Jumlah korban tewas akibat serangan udara yang diluncurkan oleh Amerika Serikat (AS) di Yaman semakin meningkat. Menurut laporan dari kementerian kesehatan Houthi, jumlah korban tewas kini mencapai 53 orang, di antaranya terdapat lima anak-anak dan dua wanita. Peristiwa tragis ini terjadi pada 15 Maret 2025, saat AS melancarkan gelombang serangan yang dianggapnya sebagai respon terhadap aktivitas Houthi yang mengancam pengiriman barang di Laut Merah.
Serangan tersebut adalah bagian dari operasi militer yang lebih luas, yang diluncurkan oleh AS untuk menargetkan fasilitas-fasilitas Houthi. Dicharakan oleh presiden AS Donald Trump, tindakan ini merupakan respons terhadap serangan yang dianggap mengganggu navigasi di laut internasional. Dalam pernyataan resmi, Washington mengklaim bahwa di antara korban terdapat sejumlah tokoh penting Houthi, meskipun pihak Houthi belum mengonfirmasi hal ini.
Dalam perkembangan terbaru, pemimpin Houthi, Abdul Malik al-Houthi, mengancam untuk menyerang kapal-kapal AS yang beroperasi di Laut Merah sebagai balasan atas serangan tersebut. Dia menyatakan bahwa jika AS melanjutkan ofensifnya, maka tidak ada pilihan lain selain melakukan serangan terhadap kapal-kapal tersebut. Ancaman ini menandakan kemungkinan meningkatnya ketegangan di kawasan yang sudah tidak stabil tersebut.

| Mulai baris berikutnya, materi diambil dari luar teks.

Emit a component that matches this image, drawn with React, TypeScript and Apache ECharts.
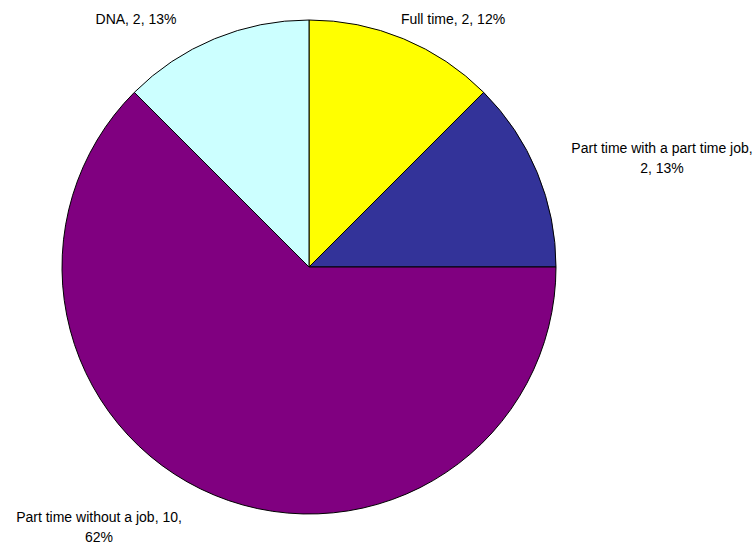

Juru bicara kementerian kesehatan Houthi, Anis al-Asbahi, dalam pernyataannya melalui platform media sosial X, mengungkap bahwa setidaknya 98 orang mengalami luka-luka akibat serangan itu. Houthi juga melaporkan bahwa serangan baru dari AS kembali terjadi pada 17 Maret, menargetkan wilayah Al Jaouf dan Hudaydah. Situasi ini menambah deretan masalah kemanusiaan yang sudah ada sebelumnya, di mana Yaman terpukul oleh perang yang berkepanjangan dan krisis kemanusiaan yang parah.
Di pihak lain, AS mempertahankan keputusan militernya. Penasihat Keamanan Nasional AS, Michael Waltz, menyebutkan bahwa serangan tersebut bertujuan untuk menargetkan para pemimpin Houthi dan melumpuhkan jaringan yang mereka miliki. Ditegaskan bahwa ini adalah langkah signifikan dalam menghadapi tantangan yang ditimbulkan oleh Iran, yang sering dianggap sebagai pendukung Houthi.
Dalam konteks ini, Menteri Pertahanan AS, Pete Hegseth, berkomitmen untuk melanjutkan kampanye rudal yang intensif sampai semua serangan Houthi dihentikan. Ia menekankan bahwa operasi ini adalah mengenai kebebasan navigasi serta pemulihan pencegahan di kawasan tersebut.
Krisis di Yaman terus berujung pada dampak kemanusiaan yang parah, dengan warga sipil kerap kali menjadi korban. Situasi ini menarik perhatian komunitas internasional, di mana banyak pihak mendesak untuk menghentikan kekerasan dan mencari solusi diplomatik bagi konflik yang berlangsung lebih dari enam tahun ini. Dengan adanya escalasi ini, dunia internasional dihadapkan pada tantangan besar dalam mencari jalan keluar dari krisis yang kompleks dan berkepanjangan.
Di tengah ketegangan ini, perhatian dunia tetap tertuju pada upaya-upaya diplomatik yang mungkin dilakukan sejumlah negara untuk menengahi konflik serta membantu mengurangi dampak kemanusiaan yang terus meluas akibat perang. Keterlibatan AS dalam konflik Yaman menunjukkan betapa rumitnya situasi ini, di mana kepentingan nasional dan tanggung jawab kemanusiaan sering kali bertabrakan.